Write out the data below in full, unchanged, minus the images.

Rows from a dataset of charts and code
* BEGIN *

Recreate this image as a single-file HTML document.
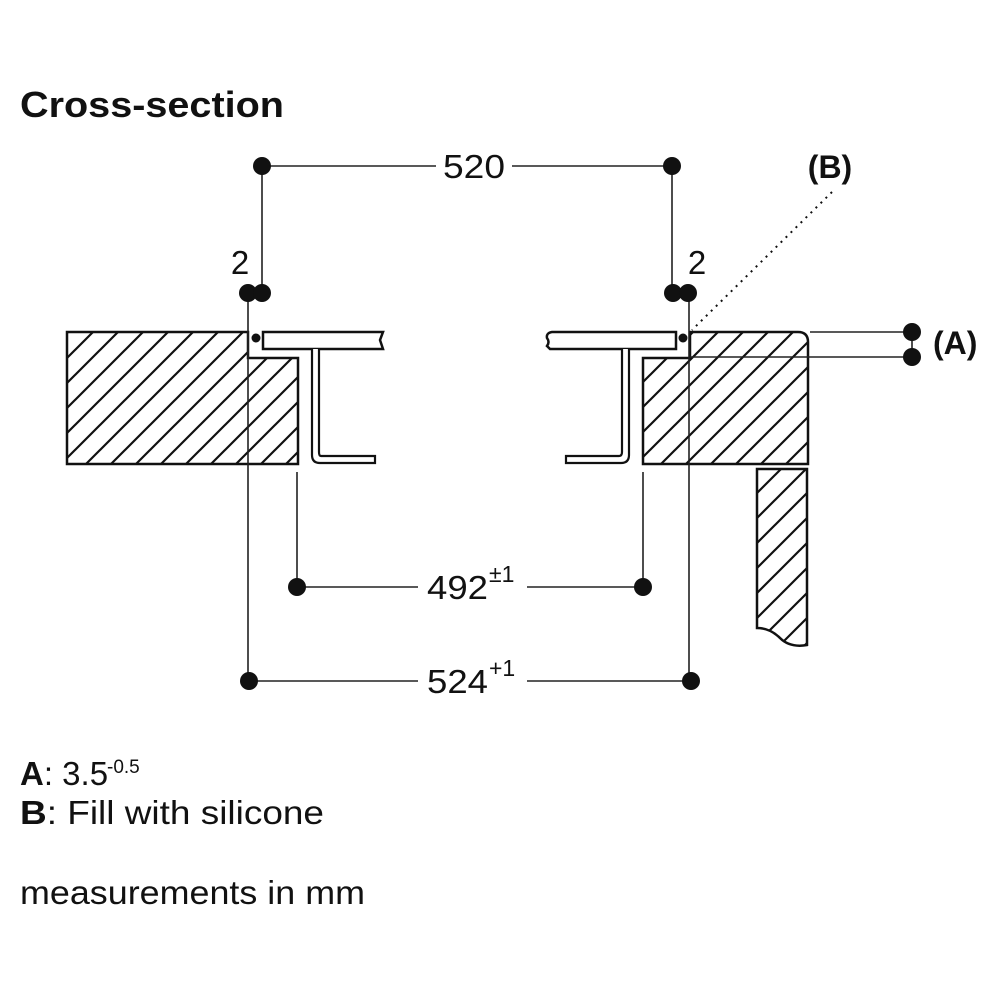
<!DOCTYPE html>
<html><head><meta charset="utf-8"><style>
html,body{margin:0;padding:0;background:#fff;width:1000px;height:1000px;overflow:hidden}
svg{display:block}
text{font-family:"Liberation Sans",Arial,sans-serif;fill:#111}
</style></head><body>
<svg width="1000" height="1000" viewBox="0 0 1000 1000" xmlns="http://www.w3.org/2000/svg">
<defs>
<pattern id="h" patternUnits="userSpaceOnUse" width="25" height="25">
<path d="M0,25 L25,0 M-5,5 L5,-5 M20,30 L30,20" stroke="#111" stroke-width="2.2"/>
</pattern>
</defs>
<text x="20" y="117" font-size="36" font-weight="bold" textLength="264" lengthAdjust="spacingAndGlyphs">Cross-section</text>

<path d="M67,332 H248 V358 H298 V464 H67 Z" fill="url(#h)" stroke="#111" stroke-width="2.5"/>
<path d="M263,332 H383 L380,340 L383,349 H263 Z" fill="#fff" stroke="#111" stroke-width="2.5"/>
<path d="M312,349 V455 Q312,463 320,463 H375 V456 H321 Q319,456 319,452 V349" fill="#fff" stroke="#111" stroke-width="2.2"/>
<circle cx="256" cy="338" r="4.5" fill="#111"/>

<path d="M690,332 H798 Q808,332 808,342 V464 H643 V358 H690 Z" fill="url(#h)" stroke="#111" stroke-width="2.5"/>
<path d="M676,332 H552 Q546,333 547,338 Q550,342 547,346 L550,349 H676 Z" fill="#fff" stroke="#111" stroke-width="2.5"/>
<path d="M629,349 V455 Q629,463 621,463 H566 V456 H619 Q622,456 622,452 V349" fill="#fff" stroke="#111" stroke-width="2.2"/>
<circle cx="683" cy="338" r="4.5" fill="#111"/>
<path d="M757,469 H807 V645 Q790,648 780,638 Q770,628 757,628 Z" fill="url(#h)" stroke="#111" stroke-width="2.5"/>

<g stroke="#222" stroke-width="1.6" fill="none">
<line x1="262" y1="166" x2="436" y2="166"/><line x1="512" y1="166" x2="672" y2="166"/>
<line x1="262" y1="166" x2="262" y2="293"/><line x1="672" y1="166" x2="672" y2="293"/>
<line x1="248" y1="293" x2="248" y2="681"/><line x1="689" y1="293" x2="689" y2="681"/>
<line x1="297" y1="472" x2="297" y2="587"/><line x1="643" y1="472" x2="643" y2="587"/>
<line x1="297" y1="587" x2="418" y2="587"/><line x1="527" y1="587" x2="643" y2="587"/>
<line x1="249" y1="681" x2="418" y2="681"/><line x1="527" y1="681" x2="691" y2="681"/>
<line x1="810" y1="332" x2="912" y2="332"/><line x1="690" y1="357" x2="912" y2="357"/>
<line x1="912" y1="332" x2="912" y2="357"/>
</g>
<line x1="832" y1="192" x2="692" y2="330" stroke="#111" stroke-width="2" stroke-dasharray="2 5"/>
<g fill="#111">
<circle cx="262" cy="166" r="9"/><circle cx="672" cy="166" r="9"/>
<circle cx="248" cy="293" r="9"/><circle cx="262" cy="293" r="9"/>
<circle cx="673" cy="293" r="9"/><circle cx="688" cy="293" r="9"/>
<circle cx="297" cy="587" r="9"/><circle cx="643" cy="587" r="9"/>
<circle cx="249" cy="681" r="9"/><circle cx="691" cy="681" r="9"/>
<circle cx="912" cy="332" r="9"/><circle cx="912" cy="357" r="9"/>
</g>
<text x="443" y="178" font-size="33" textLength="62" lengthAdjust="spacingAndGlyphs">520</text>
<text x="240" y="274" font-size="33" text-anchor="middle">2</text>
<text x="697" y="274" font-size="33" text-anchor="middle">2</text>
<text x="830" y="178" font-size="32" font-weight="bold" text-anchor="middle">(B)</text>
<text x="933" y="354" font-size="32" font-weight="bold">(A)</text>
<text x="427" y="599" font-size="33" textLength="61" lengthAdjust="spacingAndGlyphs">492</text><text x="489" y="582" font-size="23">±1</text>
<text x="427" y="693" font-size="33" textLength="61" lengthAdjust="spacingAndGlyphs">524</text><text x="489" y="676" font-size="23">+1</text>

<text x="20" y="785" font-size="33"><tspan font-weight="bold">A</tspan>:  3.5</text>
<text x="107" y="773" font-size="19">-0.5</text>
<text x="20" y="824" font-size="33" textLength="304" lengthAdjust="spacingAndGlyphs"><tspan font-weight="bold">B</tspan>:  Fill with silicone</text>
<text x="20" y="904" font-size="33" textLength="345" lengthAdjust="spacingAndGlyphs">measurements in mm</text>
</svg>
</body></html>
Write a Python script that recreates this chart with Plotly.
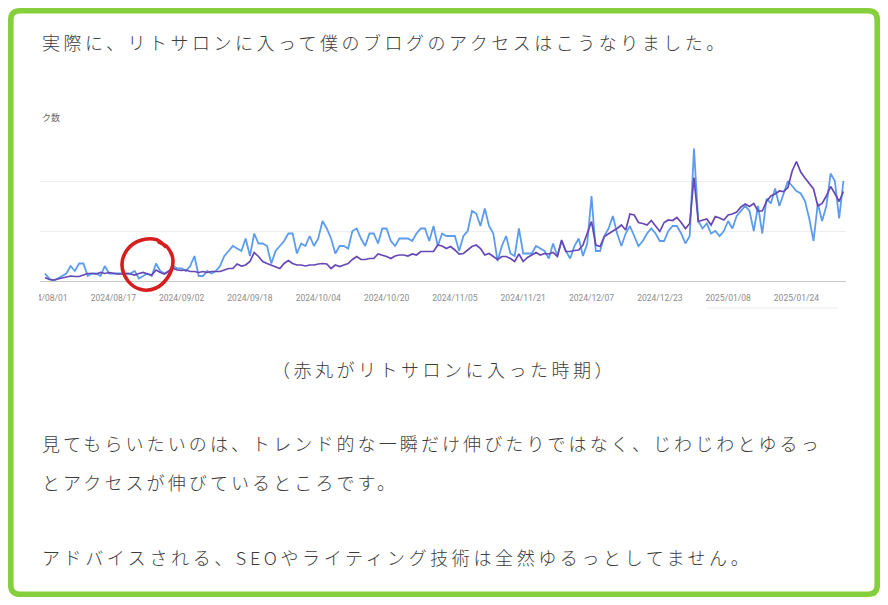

* END *

TASK RESPONSE
Recreate this image as a single-file HTML document.
<!DOCTYPE html>
<html><head><meta charset="utf-8"><style>
html,body{margin:0;padding:0;background:#fff;width:1000px;height:1000px;overflow:hidden}
svg{display:block}
text{font-family:"Liberation Sans",Arial,sans-serif;fill:#111}
</style></head><body>
<svg width="1000" height="1000" viewBox="0 0 1000 1000" xmlns="http://www.w3.org/2000/svg">
<defs>
<pattern id="h" patternUnits="userSpaceOnUse" width="25" height="25">
<path d="M0,25 L25,0 M-5,5 L5,-5 M20,30 L30,20" stroke="#111" stroke-width="2.2"/>
</pattern>
</defs>
<text x="20" y="117" font-size="36" font-weight="bold" textLength="264" lengthAdjust="spacingAndGlyphs">Cross-section</text>

<path d="M67,332 H248 V358 H298 V464 H67 Z" fill="url(#h)" stroke="#111" stroke-width="2.5"/>
<path d="M263,332 H383 L380,340 L383,349 H263 Z" fill="#fff" stroke="#111" stroke-width="2.5"/>
<path d="M312,349 V455 Q312,463 320,463 H375 V456 H321 Q319,456 319,452 V349" fill="#fff" stroke="#111" stroke-width="2.2"/>
<circle cx="256" cy="338" r="4.5" fill="#111"/>

<path d="M690,332 H798 Q808,332 808,342 V464 H643 V358 H690 Z" fill="url(#h)" stroke="#111" stroke-width="2.5"/>
<path d="M676,332 H552 Q546,333 547,338 Q550,342 547,346 L550,349 H676 Z" fill="#fff" stroke="#111" stroke-width="2.5"/>
<path d="M629,349 V455 Q629,463 621,463 H566 V456 H619 Q622,456 622,452 V349" fill="#fff" stroke="#111" stroke-width="2.2"/>
<circle cx="683" cy="338" r="4.5" fill="#111"/>
<path d="M757,469 H807 V645 Q790,648 780,638 Q770,628 757,628 Z" fill="url(#h)" stroke="#111" stroke-width="2.5"/>

<g stroke="#222" stroke-width="1.6" fill="none">
<line x1="262" y1="166" x2="436" y2="166"/><line x1="512" y1="166" x2="672" y2="166"/>
<line x1="262" y1="166" x2="262" y2="293"/><line x1="672" y1="166" x2="672" y2="293"/>
<line x1="248" y1="293" x2="248" y2="681"/><line x1="689" y1="293" x2="689" y2="681"/>
<line x1="297" y1="472" x2="297" y2="587"/><line x1="643" y1="472" x2="643" y2="587"/>
<line x1="297" y1="587" x2="418" y2="587"/><line x1="527" y1="587" x2="643" y2="587"/>
<line x1="249" y1="681" x2="418" y2="681"/><line x1="527" y1="681" x2="691" y2="681"/>
<line x1="810" y1="332" x2="912" y2="332"/><line x1="690" y1="357" x2="912" y2="357"/>
<line x1="912" y1="332" x2="912" y2="357"/>
</g>
<line x1="832" y1="192" x2="692" y2="330" stroke="#111" stroke-width="2" stroke-dasharray="2 5"/>
<g fill="#111">
<circle cx="262" cy="166" r="9"/><circle cx="672" cy="166" r="9"/>
<circle cx="248" cy="293" r="9"/><circle cx="262" cy="293" r="9"/>
<circle cx="673" cy="293" r="9"/><circle cx="688" cy="293" r="9"/>
<circle cx="297" cy="587" r="9"/><circle cx="643" cy="587" r="9"/>
<circle cx="249" cy="681" r="9"/><circle cx="691" cy="681" r="9"/>
<circle cx="912" cy="332" r="9"/><circle cx="912" cy="357" r="9"/>
</g>
<text x="443" y="178" font-size="33" textLength="62" lengthAdjust="spacingAndGlyphs">520</text>
<text x="240" y="274" font-size="33" text-anchor="middle">2</text>
<text x="697" y="274" font-size="33" text-anchor="middle">2</text>
<text x="830" y="178" font-size="32" font-weight="bold" text-anchor="middle">(B)</text>
<text x="933" y="354" font-size="32" font-weight="bold">(A)</text>
<text x="427" y="599" font-size="33" textLength="61" lengthAdjust="spacingAndGlyphs">492</text><text x="489" y="582" font-size="23">±1</text>
<text x="427" y="693" font-size="33" textLength="61" lengthAdjust="spacingAndGlyphs">524</text><text x="489" y="676" font-size="23">+1</text>

<text x="20" y="785" font-size="33"><tspan font-weight="bold">A</tspan>:  3.5</text>
<text x="107" y="773" font-size="19">-0.5</text>
<text x="20" y="824" font-size="33" textLength="304" lengthAdjust="spacingAndGlyphs"><tspan font-weight="bold">B</tspan>:  Fill with silicone</text>
<text x="20" y="904" font-size="33" textLength="345" lengthAdjust="spacingAndGlyphs">measurements in mm</text>
</svg>
</body></html>
Write a Python script that recreates this chart with Plotly.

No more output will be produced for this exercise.